Lecturer in Postcolonial and Environmental History at the Department of Humanities and Social Sciences

Department of Humanities and Social Sciences at the University of Exeter, Cornwall campus, United Kingdom

Australia

Max Weber alumnus

Department of History and Civilization

Cohort(s): 2021/2022, 2022/2023

Ph.D. Institution

University of  Sydney, Australia

Biography

Emma Kluge is a historian of international organisations, anti-colonial activism and decolonisation in the Pacific. Her work investigates the intersection between transnational activism and institutions of global governance. She earned her PhD from the University of Sydney in 2021 with a dissertation on the West Papuan campaign for decolonisation at the United Nations in the 1960s. During her PhD, Emma also worked as a Research Fellow with the Laureate for International History focusing on the impact of the League of Nations in Oceania.

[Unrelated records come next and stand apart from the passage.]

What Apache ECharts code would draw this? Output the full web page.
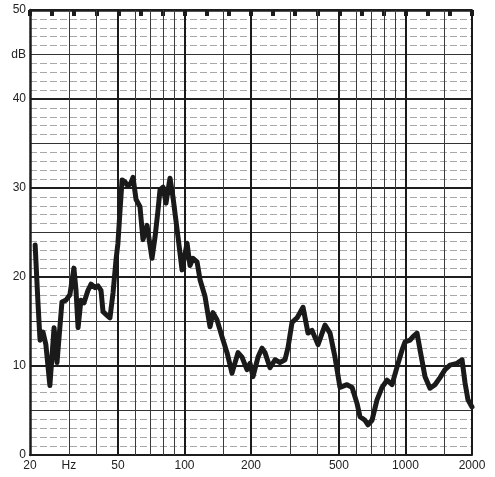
<!DOCTYPE html>
<html>
<head>
<meta charset="utf-8">
<script src="https://cdn.jsdelivr.net/npm/echarts@6/dist/echarts.min.js"></script>
<style>
  html, body { margin: 0; padding: 0; background: #fff; }
  #chart { width: 495px; height: 477px; }
</style>
</head>
<body>
<div id="chart"></div>
<script>
// Frequency (Hz) of each traced point of the response curve
const freqHz = [
  21.1, 21.7, 22.2, 22.9, 23.6, 24.6, 25.7, 26.5, 27.9, 29.1,
  30.3, 31.6, 32.3, 33.0, 34.0, 35.1, 36.6, 37.8, 39.4, 40.6,
  41.9, 42.8, 44.6, 46.0, 47.5, 49.0, 50.0, 51.1, 52.2, 53.8,
  55.5, 57.3, 58.5, 60.4, 62.9, 64.9, 67.7, 71.3, 73.6, 75.9,
  77.5, 80.0, 82.5, 86.0, 88.7, 93.5, 97.5, 102.7, 105.9, 109.3,
  114.0, 117.6, 123.9, 130.5, 134.6, 140.3, 147.8, 155.8, 164.1, 174.7,
  182.1, 191.8, 198, 204.2, 215.2, 224.3, 231.4, 243.8, 257, 270.4,
  285, 294.2, 306.7, 323, 343.9, 362.2, 377.6, 402, 432.4, 455.6,
  479.8, 505.3, 543.8, 573, 603.6, 622.7, 656, 676.8, 705.5, 743.4,
  783.3, 825.3, 869.5, 916, 965.3, 995.6, 1049, 1082, 1128, 1164,
  1226, 1291, 1360, 1433, 1510, 1590, 1711, 1803, 1860, 1918, 2000
];
// Level (dB) at each of those frequencies
const levelDb = [
  23.6, 17.4, 12.9, 13.8, 12.4, 7.8, 14.3, 10.4, 17.2, 17.4,
  18.0, 21.0, 18.5, 14.3, 17.4, 17.1, 18.5, 19.2, 18.8, 19.0,
  18.5, 16.1, 15.7, 15.4, 18.2, 21.9, 23.8, 27.5, 30.9, 30.7,
  30.2, 30.6, 31.2, 28.7, 27.9, 24.2, 25.8, 22.1, 24.5, 27.5,
  29.8, 30.1, 28.3, 31.1, 29.0, 24.5, 20.8, 23.8, 21.3, 22.1,
  21.7, 19.7, 17.8, 14.4, 16.0, 15.2, 13.3, 11.5, 9.2, 11.5,
  11.0, 9.6, 10.3, 8.8, 11.0, 12.0, 11.5, 9.8, 10.7, 10.4,
  10.7, 12.1, 14.9, 15.4, 16.6, 13.7, 14.0, 12.4, 14.6, 13.7,
  11.0, 7.6, 7.9, 7.6, 5.8, 4.3, 3.9, 3.4, 3.9, 6.2,
  7.6, 8.4, 7.9, 9.9, 11.8, 12.7, 12.9, 13.3, 13.7, 11.8,
  8.8, 7.5, 7.9, 8.7, 9.6, 10.1, 10.3, 10.7, 8.1, 6.2, 5.4
];
// Vertical chart-paper lines (Hz)
const gridLinesHz = [30, 40, 50, 60, 70, 80, 90, 100, 150, 200, 300, 400, 500, 600, 700, 800, 900, 1000, 1500, 2000];
const heavyLinesHz = [50, 100, 200, 500, 1000, 2000];
// X tick labels (Hz value -> text)
const xTickValues = [20, 30, 50, 100, 200, 500, 1000, 2000];
const xTickTexts  = ['20', 'Hz', '50', '100', '200', '500', '1000', '2000'];
// Y tick labels
const yMin = 0, yMax = 50;
const yLabelText = { 0: '0', 10: '10', 20: '20', 30: '30', 40: '40', 45: 'dB', 50: '50' };
// Paper marks along the top edge (tenth-decade divisions)
const topMarkDivisions = 20;

const FONT = 'Liberation Sans, Arial, sans-serif';
const INK = '#1c1c1c';

const markLineData = [];
gridLinesHz.forEach(function (f) {
  const heavy = heavyLinesHz.indexOf(f) >= 0;
  const li = xTickValues.indexOf(f);
  markLineData.push({
    xAxis: f,
    lineStyle: { color: heavy ? '#1a1a1a' : '#3a3a3a', width: heavy ? 2 : 1, type: 'solid' },
    label: li >= 0 ? { show: true, formatter: xTickTexts[li] } : { show: false }
  });
});
xTickValues.forEach(function (f, i) {
  if (gridLinesHz.indexOf(f) < 0) {
    markLineData.push({
      xAxis: f,
      lineStyle: { color: 'rgba(0,0,0,0)', width: 1 },
      label: { show: true, formatter: xTickTexts[i], color: '#222' }
    });
  }
});

const chart = echarts.init(document.getElementById('chart'), null, { renderer: 'canvas' });
chart.setOption({
  backgroundColor: '#ffffff',
  animation: false,
  grid: { left: 30, right: 23, top: 10, bottom: 22, containLabel: false },
  xAxis: [
    {
      type: 'log', logBase: 10, min: 20, max: 2000,
      axisLine: { show: true, lineStyle: { color: INK, width: 2 } },
      axisTick: { show: false },
      axisLabel: { show: false },
      splitLine: { show: false }
    },
    {
      type: 'value', min: 0, max: topMarkDivisions, interval: 1, position: 'top',
      axisLine: { show: true, onZero: false, lineStyle: { color: INK, width: 2.5 } },
      axisTick: { show: true, inside: true, length: 6, lineStyle: { color: INK, width: 4 } },
      axisLabel: { show: false },
      splitLine: { show: false }
    }
  ],
  yAxis: [
    {
      type: 'value', min: yMin, max: yMax, interval: 5,
      axisLine: { show: true, lineStyle: { color: INK, width: 2.5 } },
      axisTick: { show: false },
      axisLabel: {
        show: true, margin: 4, color: '#222', fontFamily: FONT, fontSize: 12,
        formatter: function (v) { return yLabelText[v] !== undefined ? yLabelText[v] : ''; }
      },
      splitLine: { show: true, lineStyle: { color: '#333', width: 1 } },
      minorTick: { show: false, splitNumber: 5 },
      minorSplitLine: { show: true, lineStyle: { color: '#a8a8a8', width: 1, type: [7, 3] } }
    },
    {
      type: 'value', min: yMin, max: yMax, interval: 10, position: 'right',
      axisLine: { show: false }, axisTick: { show: false }, axisLabel: { show: false },
      splitLine: { show: true, lineStyle: { color: '#1e1e1e', width: 2 } }
    }
  ],
  series: [
    {
      type: 'line',
      xAxisIndex: 0, yAxisIndex: 0,
      z: 10,
      data: freqHz.map(function (f, i) { return [f, levelDb[i]]; }),
      symbol: 'none',
      smooth: false,
      lineStyle: { color: '#1a1a1a', width: 5, cap: 'round', join: 'round' },
      markLine: {
        silent: true, symbol: 'none', z: 1, animation: false,
        label: { position: 'start', distance: 5, color: '#222', fontFamily: FONT, fontSize: 12 },
        emphasis: { disabled: true },
        data: markLineData
      }
    }
  ]
});
</script>
</body>
</html>
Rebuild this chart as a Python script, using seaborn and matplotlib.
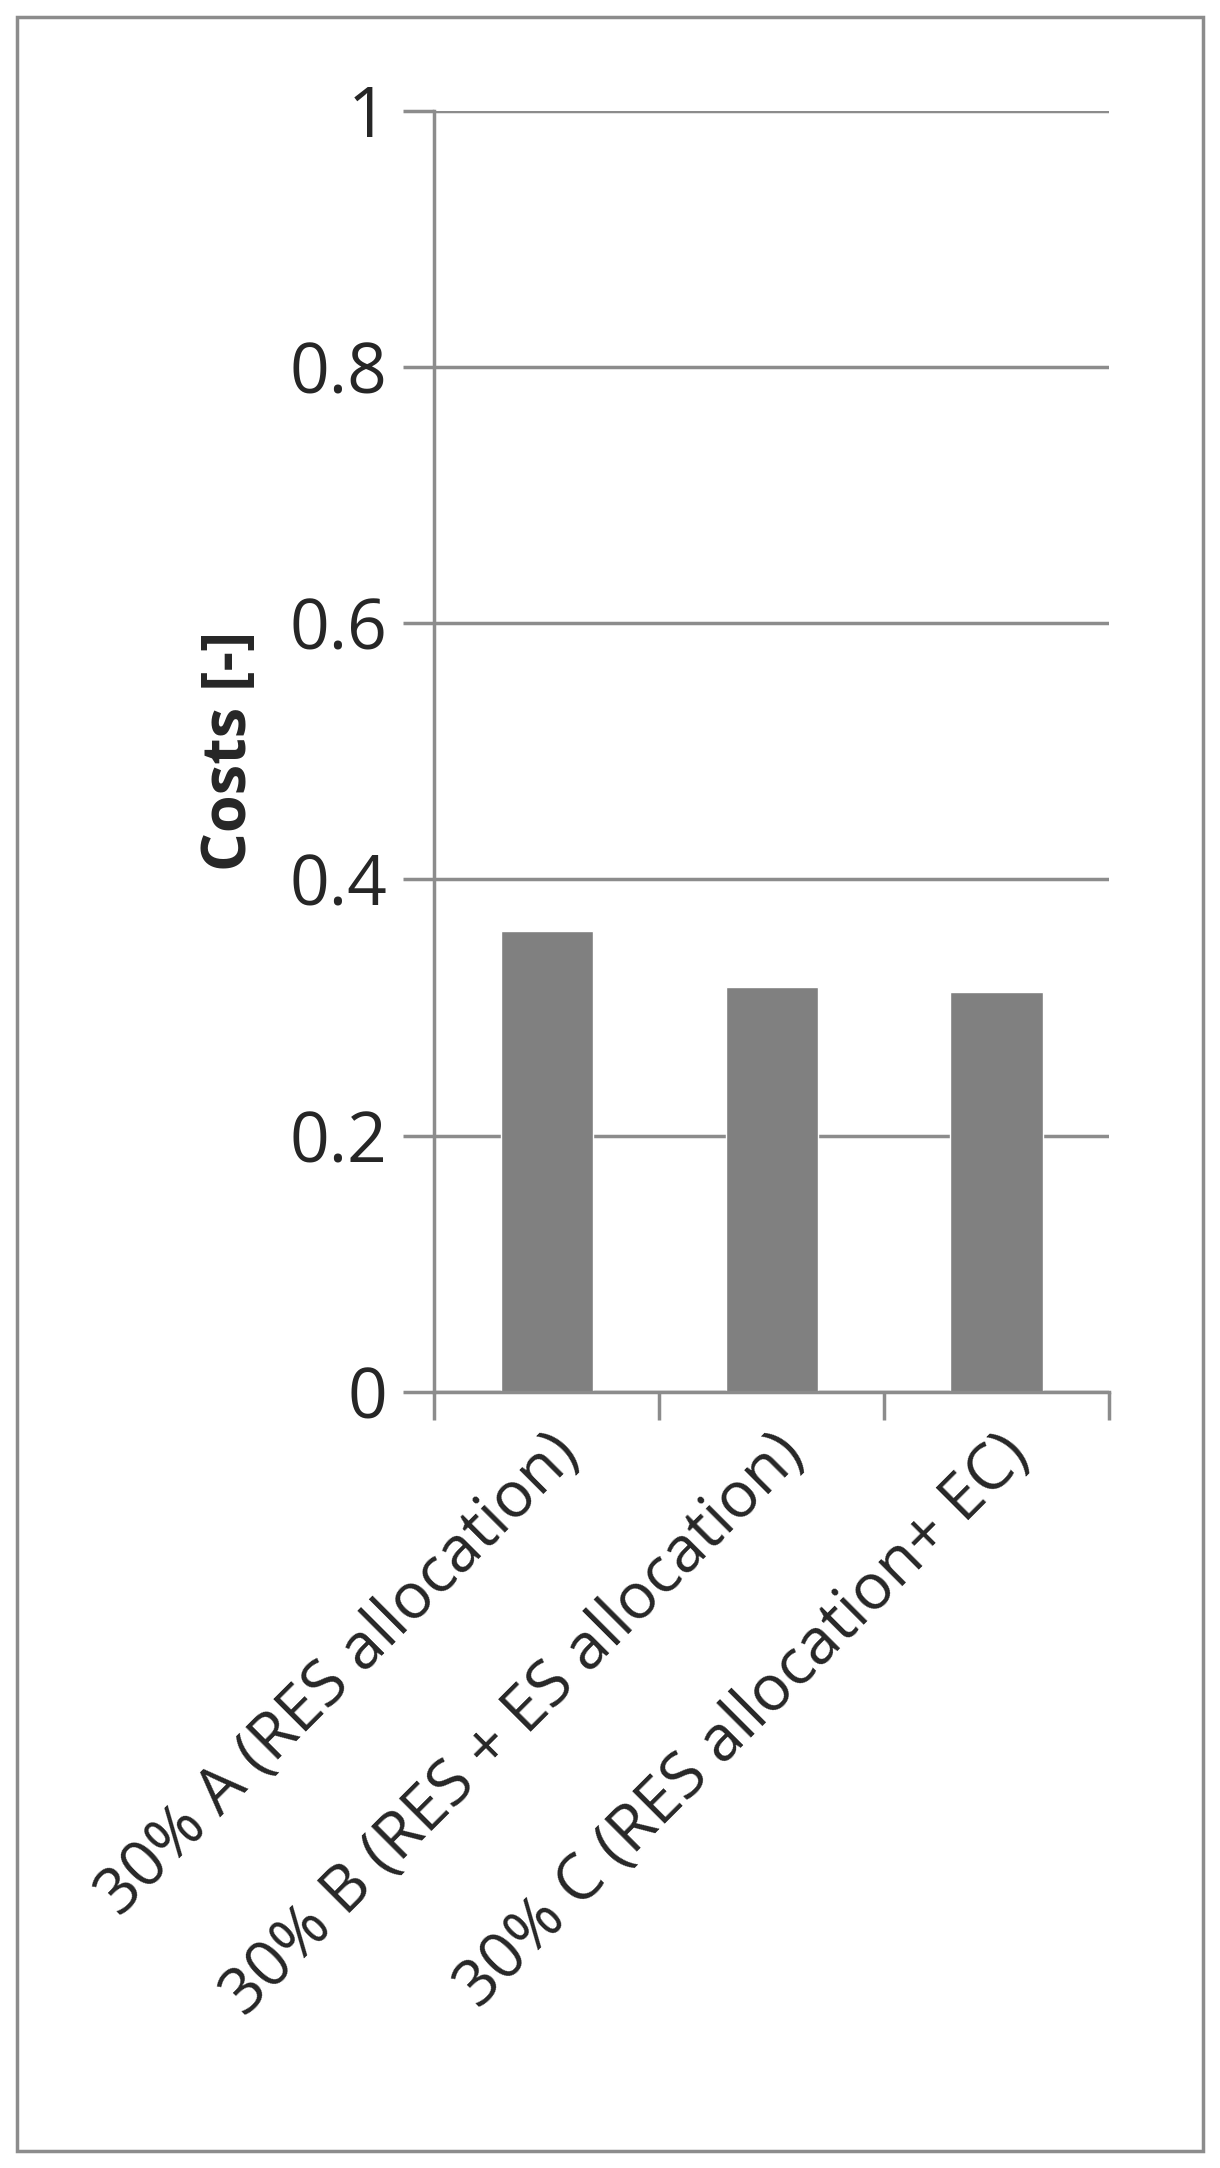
import numpy as np
import pandas as pd
import matplotlib
matplotlib.use("Agg")
import matplotlib.pyplot as plt
import seaborn as sns
from matplotlib.patches import Rectangle

categories = ["30% A (RES allocation)", "30% B (RES + ES allocation)", "30% C (RES allocation+ EC)"]
costs = [0.36, 0.316, 0.312]
yticks = [0, 0.2, 0.4, 0.6, 0.8, 1]
ytick_labels = ["0", "0.2", "0.4", "0.6", "0.8", "1"]

sns.set_style("white")
plt.rcParams['font.family'] = ['Open Sans', 'DejaVu Sans']

df = pd.DataFrame({"Scenario": categories, "Costs": costs})

fig = plt.figure(figsize=(12.2, 21.68), dpi=100)
ax = fig.add_axes([0.356, 0.358, 0.553, 0.591])
sns.barplot(data=df, x="Scenario", y="Costs", ax=ax, color="#808080",
            width=0.41, saturation=1)

grey = "#8c8c8c"
ax.set_ylim(0, 1)
ax.set_xlim(-0.5, 2.5)
ax.set_yticks(yticks)
ax.set_yticklabels(ytick_labels, fontsize=50)
ax.yaxis.grid(True, color=grey, linewidth=2.5)
ax.set_axisbelow(True)
ax.tick_params(axis="y", left=True, length=22, width=2.5, color=grey, direction="out", pad=12)

# category boundaries as ticks, labels on minor ticks
ax.set_xticks([-0.5, 0.5, 1.5, 2.5])
ax.set_xticklabels([])
ax.set_xticks([0, 1, 2], minor=True)
ax.set_xticklabels(categories, minor=True, rotation=45, ha="right",
                   rotation_mode="anchor", fontsize=46)
ax.tick_params(axis="x", which="major", bottom=True, length=20, width=2.5, color=grey, direction="out")
ax.tick_params(axis="x", which="minor", bottom=True, length=0, pad=22)

for s in ["top", "right"]:
    ax.spines[s].set_visible(False)
for s in ["left", "bottom"]:
    ax.spines[s].set_color(grey)
    ax.spines[s].set_linewidth(2.5)

ax.set_xlabel("")
ax.set_ylabel("Costs [-]", fontsize=44, fontweight="bold", labelpad=20)

fig.patches.append(Rectangle((0.014, 0.008), 0.972, 0.984, transform=fig.transFigure,
                             fill=False, edgecolor=grey, linewidth=2.5))

fig.savefig("out.png", dpi=100)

As a Max Weber Fellow, Emma is working on a book manuscript on the West Papuan independence campaign at the United Nations in the 1960s. Placing the campaign within the broader sphere of transnational anti-colonialism and post-war global governance, her manuscript investigates connections between Africa and the Pacific, and interactions between activists and officials at the UN. Using West Papua as a case study, the monograph traces the shifts in politics of self-determination and decolonisation that occurred in the 1960s.

Emma has taught undergraduate courses on International and Global Studies, colonial history, and the history of decolonisation and anti-colonial activism at the University of Sydney. Her teaching interests encompass transnational activism, race, indigeneity, colonialism, decolonisation, human rights and international organisations.